The gemara considers how the Kohanim disposed of the blood from the offerings. It is suggested that at times it accumulated such that they walked in blood up to their knees. One objects, “But the vestments of the Kohanim will become stained if the blood accumulates on the floor . . . if a Kohen’s garments were soiled and he performed an avodah, his avodah is not valid.” Several explanations fall short of resolving the contradiction and the subject is dropped without explanation.

Perek 6. Mishnah. When erev Pesach falls on Shabbat, some acts normally prohibited on Shabbes are permitted. However, forbidden acts not essential to the Pesach preparations remain forbidden. The rabbis dispute whether Rabbinic ordinances may override Biblical obligations.
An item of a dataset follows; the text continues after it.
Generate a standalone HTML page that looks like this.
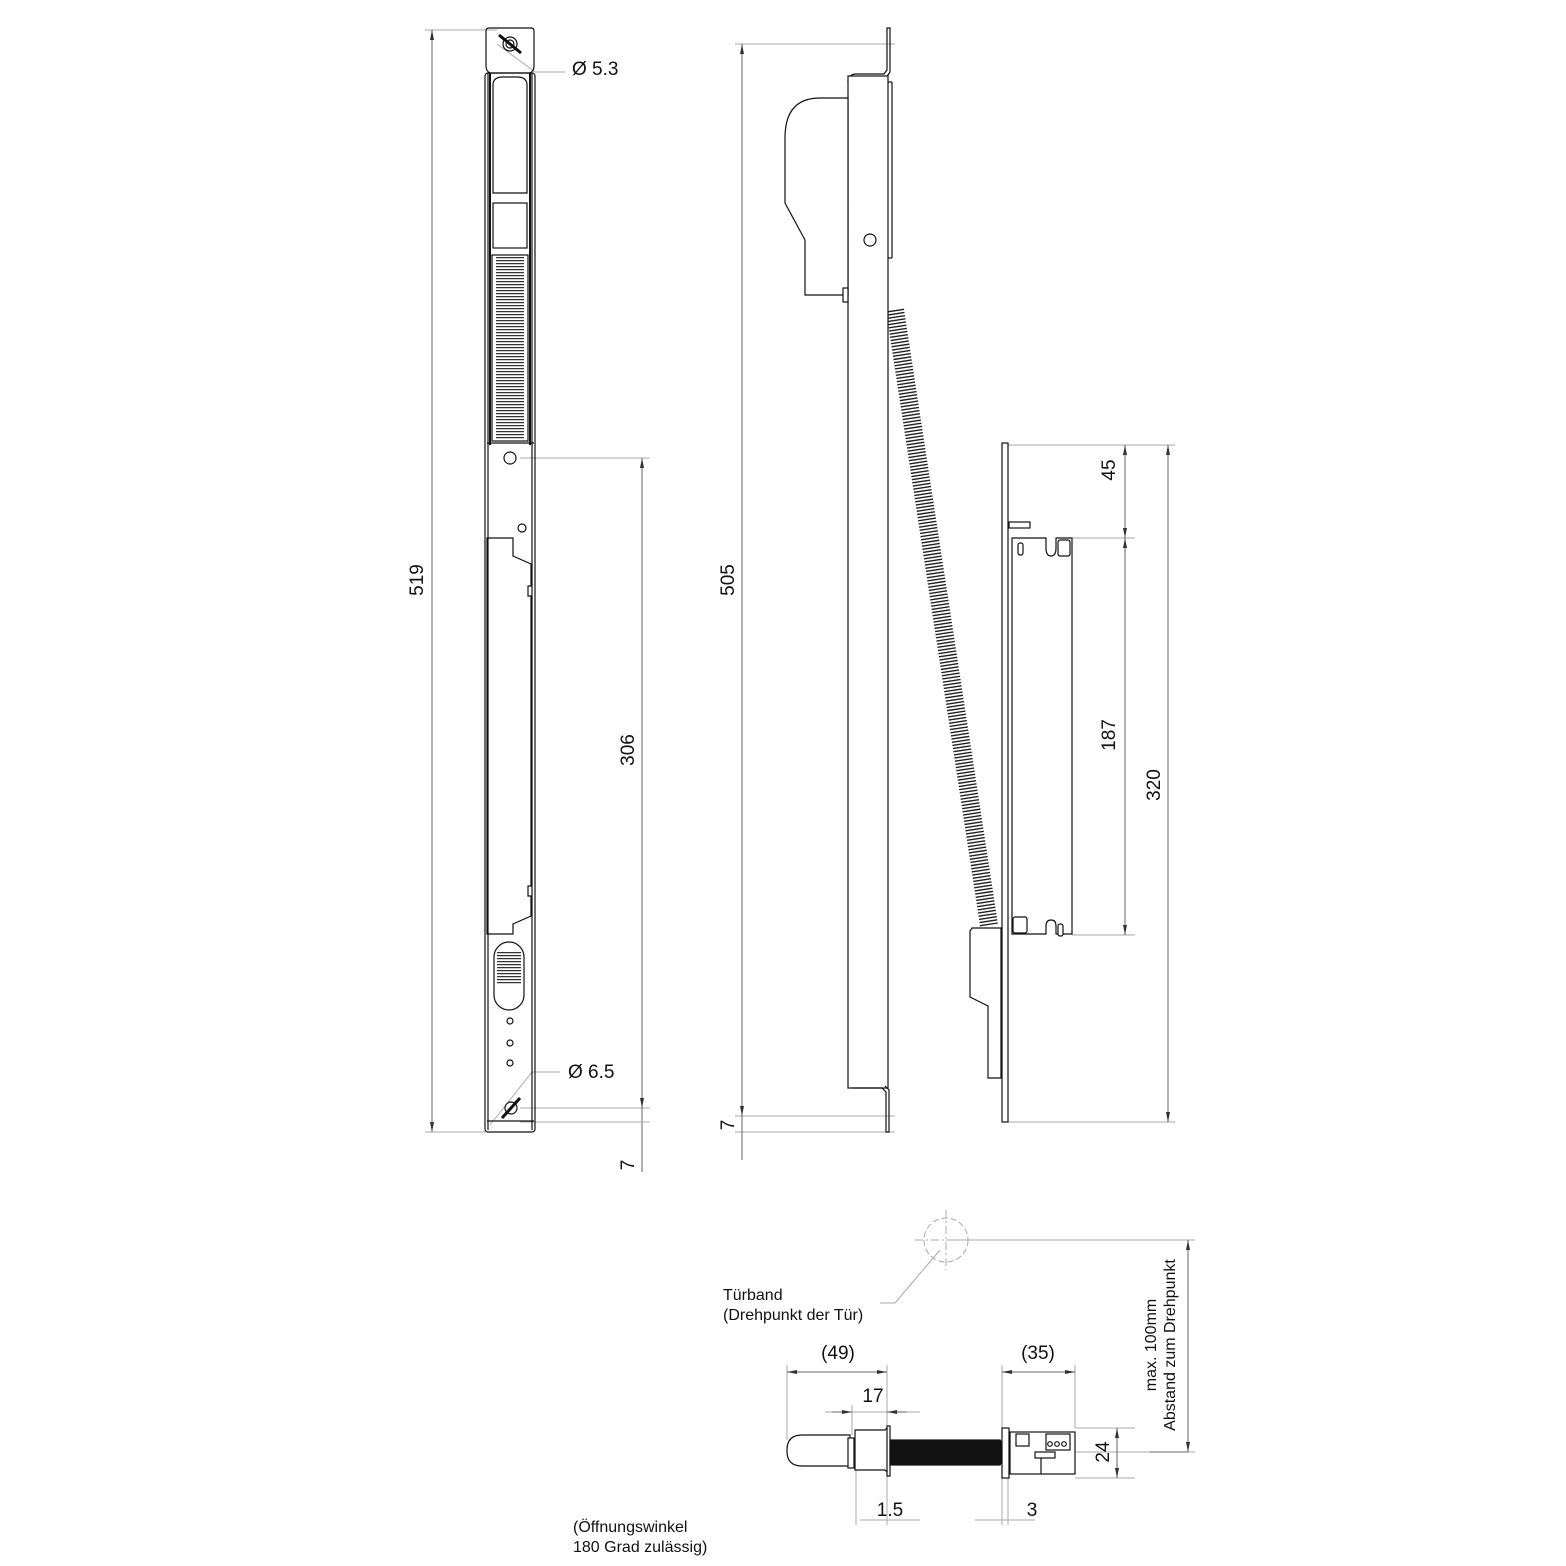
<!DOCTYPE html>
<html><head><meta charset="utf-8"><style>
html,body{margin:0;padding:0;background:#fff}
svg{display:block}
text{font-family:"Liberation Sans",sans-serif;fill:#111}
</style></head><body>
<svg width="1566" height="1566" viewBox="0 0 1566 1566" xmlns="http://www.w3.org/2000/svg">
<defs>
<marker id="a" viewBox="0 0 10 4" refX="10" refY="2" markerWidth="10" markerHeight="4" orient="auto-start-reverse" markerUnits="userSpaceOnUse"><path d="M0,0L10,2L0,4z" fill="#333"/></marker>
</defs>
<g stroke="#aaa" stroke-width="1" fill="none">
<!-- left dims -->
<line x1="425" y1="30" x2="497" y2="30"/>
<line x1="425" y1="1132" x2="497" y2="1132"/>
<line x1="432" y1="30" x2="432" y2="1132" stroke="#666" marker-start="url(#a)" marker-end="url(#a)"/>
<line x1="520" y1="458" x2="650" y2="458"/>
<line x1="520" y1="1108" x2="650" y2="1108"/>
<line x1="642" y1="458" x2="642" y2="1108" stroke="#666" marker-start="url(#a)" marker-end="url(#a)"/>
<line x1="642" y1="1108" x2="642" y2="1172" stroke="#666"/>
<line x1="520" y1="1122" x2="650" y2="1122"/>
<line x1="497" y1="44" x2="535" y2="72"/><line x1="535" y1="72" x2="565" y2="72"/>
<line x1="560" y1="1072" x2="532" y2="1072"/>
<line x1="532" y1="1072" x2="490" y2="1125"/>
<!-- middle dims -->
<line x1="735" y1="44" x2="895" y2="44"/>
<line x1="735" y1="1132" x2="895" y2="1132"/>
<line x1="735" y1="1116" x2="895" y2="1116"/>
<line x1="742" y1="44" x2="742" y2="1160" stroke="#666" marker-start="url(#a)"/>
<line x1="742" y1="1100" x2="742" y2="1116" stroke="#666" marker-end="url(#a)"/>
<!-- right dims -->
<line x1="1008" y1="445" x2="1175" y2="445"/>
<line x1="1060" y1="538" x2="1135" y2="538"/>
<line x1="1072" y1="935" x2="1135" y2="935"/>
<line x1="1008" y1="1122" x2="1175" y2="1122"/>
<line x1="1125" y1="445" x2="1125" y2="538" stroke="#666" marker-start="url(#a)" marker-end="url(#a)"/>
<line x1="1125" y1="538" x2="1125" y2="935" stroke="#666" marker-start="url(#a)" marker-end="url(#a)"/>
<line x1="1168" y1="445" x2="1168" y2="1122" stroke="#666" marker-start="url(#a)" marker-end="url(#a)"/>
<!-- bottom dims -->
<line x1="946" y1="1240" x2="1195" y2="1240"/>
<line x1="1075" y1="1452" x2="1195" y2="1452"/>
<line x1="1188" y1="1240" x2="1188" y2="1452" stroke="#666" marker-start="url(#a)" marker-end="url(#a)"/>
<line x1="787" y1="1365" x2="787" y2="1440"/>
<line x1="887" y1="1365" x2="887" y2="1525"/>
<line x1="852" y1="1405" x2="852" y2="1435"/>
<line x1="787" y1="1372" x2="887" y2="1372" stroke="#666" marker-start="url(#a)" marker-end="url(#a)"/>
<line x1="825" y1="1412" x2="920" y2="1412"/>
<line x1="832" y1="1412" x2="852" y2="1412" stroke="#666" marker-end="url(#a)"/>
<line x1="907" y1="1412" x2="887" y2="1412" stroke="#666" marker-end="url(#a)"/>
<line x1="856" y1="1468" x2="856" y2="1525"/>
<line x1="860" y1="1520" x2="920" y2="1520"/>
<line x1="1002" y1="1365" x2="1002" y2="1525"/>
<line x1="1075" y1="1365" x2="1075" y2="1428"/>
<line x1="1008" y1="1430" x2="1008" y2="1525"/>
<line x1="1002" y1="1372" x2="1075" y2="1372" stroke="#666" marker-start="url(#a)" marker-end="url(#a)"/>
<line x1="975" y1="1520" x2="1035" y2="1520"/>
<line x1="1075" y1="1428" x2="1135" y2="1428"/>
<line x1="1075" y1="1478" x2="1135" y2="1478"/>
<line x1="1117" y1="1428" x2="1117" y2="1478" stroke="#666" marker-start="url(#a)" marker-end="url(#a)"/>
<line x1="895" y1="1303" x2="940" y2="1250"/>
<line x1="880" y1="1303" x2="895" y2="1303"/>
<circle cx="946" cy="1240" r="22" stroke-dasharray="6,3"/>
<line x1="915" y1="1240" x2="977" y2="1240" stroke-dasharray="8,3,2,3"/>
<line x1="946" y1="1210" x2="946" y2="1270" stroke-dasharray="8,3,2,3"/>
</g>
<g stroke="#666" stroke-width="1"><line x1="1150" y1="1452" x2="1188" y2="1452"/></g>
<!-- LEFT PART -->
<g stroke="#111" stroke-width="1.2" fill="none">
<path d="M489,28h42q3,0 3,3v35q0,5 -4,7h-40q-4,-2 -4,-7v-35q0,-3 3,-3z"/>
<circle cx="510" cy="44" r="7"/><circle cx="510" cy="44" r="4"/>
<rect x="485" y="73" width="50" height="1059" rx="3"/>
<line x1="488" y1="73" x2="488" y2="1130"/><line x1="532" y1="73" x2="532" y2="1130"/>
<line x1="490" y1="73" x2="490" y2="445" stroke-width="2"/><line x1="530" y1="73" x2="530" y2="445" stroke-width="2"/>
<path d="M493,193v-108q0,-8 10,-8h14q10,0 10,8v108z"/>
<rect x="493" y="203" width="34" height="45"/>
<rect x="492" y="255" width="36" height="186"/>
<line x1="487" y1="443" x2="534" y2="443"/>
<circle cx="510" cy="458" r="6"/>
<circle cx="522" cy="528" r="4"/>
<path d="M487,538h26v18l18,8v22h-3v10h3v290h-3v10h3v20l-18,8v10h-26z"/>
<rect x="494" y="942" width="30" height="68" rx="15"/>
<circle cx="510" cy="1021" r="3"/><circle cx="510" cy="1043" r="3"/><circle cx="510" cy="1063" r="3"/>
<circle cx="511" cy="1108" r="6"/>
<line x1="487" y1="1121" x2="534" y2="1121"/>
</g>
<line x1="510" y1="257" x2="510" y2="440" stroke="#333" stroke-width="28" stroke-dasharray="1.3,1.7"/>
<line x1="509" y1="952" x2="509" y2="985" stroke="#333" stroke-width="24" stroke-dasharray="1.3,1.7"/>
<g stroke="#111" stroke-width="3"><line x1="499" y1="35" x2="521" y2="53"/><line x1="520" y1="1098" x2="502" y2="1118"/></g>
<!-- MIDDLE -->
<line x1="895" y1="310" x2="989" y2="925" stroke="#222" stroke-width="18" stroke-dasharray="1.4,1.8"/>
<g stroke="#111" stroke-width="1.2" fill="#fff">
<path d="M848,80q2,-6 8,-6h28l3,-4v-42h3v44l-4,6z" fill="none"/>
<rect x="848" y="76" width="40" height="1012"/>
<line x1="888" y1="82" x2="892" y2="82"/><line x1="892" y1="82" x2="892" y2="258"/><line x1="888" y1="258" x2="892" y2="258"/>
<path d="M848,98h-28q-35,0 -35,40v65l20,37v55h43z"/>
<rect x="843" y="288" width="5" height="14"/>
<circle cx="870" cy="240" r="6"/>
<path d="M852,1088h30l4,4v40h3v-42l-4,-4" fill="none"/>
<!-- right part -->
<rect x="1002" y="443" width="6" height="679"/>
<rect x="1009" y="522" width="21" height="6"/>
<path d="M1012,538h34v10q0,8 5,8q5,0 5,-8v-10h16v396h-16v-8q0,-6 -5,-6q-5,0 -5,6v8h-34z"/>
<rect x="1018" y="543" width="5" height="12" rx="2"/><rect x="1058" y="540" width="12" height="16" rx="2"/>
<rect x="1058" y="924" width="5" height="12" rx="2"/><rect x="1013" y="917" width="14" height="16" rx="2"/>
<path d="M1001,928h-29l-2,3v66l18,9v72h13z"/>
</g>
<!-- BOTTOM assembly -->
<g stroke="#111" stroke-width="1.2" fill="#fff">
<path d="M850,1435h-48q-15,0 -15,15v1q0,15 15,15h48z"/>
<rect x="848" y="1438" width="6" height="30"/>
<path d="M855,1430h30l3,-3v46l-3,-3h-30z"/>
<rect x="887" y="1426" width="3" height="50"/>
<rect x="890" y="1440" width="110" height="25" fill="#111"/>
<path d="M1000,1440q10,10 0,25" fill="#111"/>
<rect x="1002" y="1428" width="7" height="50"/>
<rect x="1010" y="1432" width="65" height="42"/>
<rect x="1016" y="1434" width="13" height="12"/>
<rect x="1046" y="1434" width="24" height="16"/>
<circle cx="1050" cy="1444" r="2.3"/><circle cx="1057" cy="1444" r="2.3"/><circle cx="1064" cy="1444" r="2.3"/>
<rect x="1035" y="1452" width="20" height="6"/>
<line x1="1041" y1="1458" x2="1041" y2="1474"/>
</g>
<!-- TEXT -->
<g font-size="19">
<text x="572" y="75">Ø 5.3</text>
<text x="568" y="1078">Ø 6.5</text>
<text transform="translate(423,580) rotate(-90)" text-anchor="middle">519</text>
<text transform="translate(634,750) rotate(-90)" text-anchor="middle">306</text>
<text transform="translate(634,1165) rotate(-90)" text-anchor="middle">7</text>
<text transform="translate(734,580) rotate(-90)" text-anchor="middle">505</text>
<text transform="translate(734,1125) rotate(-90)" text-anchor="middle">7</text>
<text transform="translate(1115,470) rotate(-90)" text-anchor="middle">45</text>
<text transform="translate(1115,735) rotate(-90)" text-anchor="middle">187</text>
<text transform="translate(1160,785) rotate(-90)" text-anchor="middle">320</text>
<text transform="translate(1109,1452) rotate(-90)" text-anchor="middle">24</text>
<text x="838" y="1359" text-anchor="middle">(49)</text>
<text x="1038" y="1359" text-anchor="middle">(35)</text>
<text x="873" y="1402" text-anchor="middle">17</text>
<text x="890" y="1516" text-anchor="middle">1.5</text>
<text x="1032" y="1516" text-anchor="middle">3</text>
</g>
<g font-size="16">
<text x="723" y="1300">Türband</text>
<text x="723" y="1320">(Drehpunkt der Tür)</text>
<text transform="translate(1156,1345) rotate(-90)" text-anchor="middle">max. 100mm</text>
<text transform="translate(1175,1345) rotate(-90)" text-anchor="middle">Abstand zum Drehpunkt</text>
<text x="573" y="1532">(Öffnungswinkel</text>
<text x="573" y="1552">180 Grad zulässig)</text>
</g>
</svg>
</body></html>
Daf 389 (Pesachim 66a-66b)

Akiva argues logically that an act Biblically prohibited on Shabbes may not be performed when erev Pesach falls on Shabbes. R’Eliezer responds, “Akiva, you have uprooted . . . the Torah!” (The Torah says the Pesach offering must be performed “in its appointed time,” which may fall on the Sabbath.)

Gemara. An incident is related in which the people forgot that the Pesach offering was permitted on Shabbes. They consult Hillel, who identifies over 200 offerings that are permitted on Shabbes. Proof is then offered for the following: “Concerning anyone who shows haughtiness: if he is a wise man, his wisdom deserts him; if he is a prophet, his prophecy deserts him.” Likewise, for one who shows anger.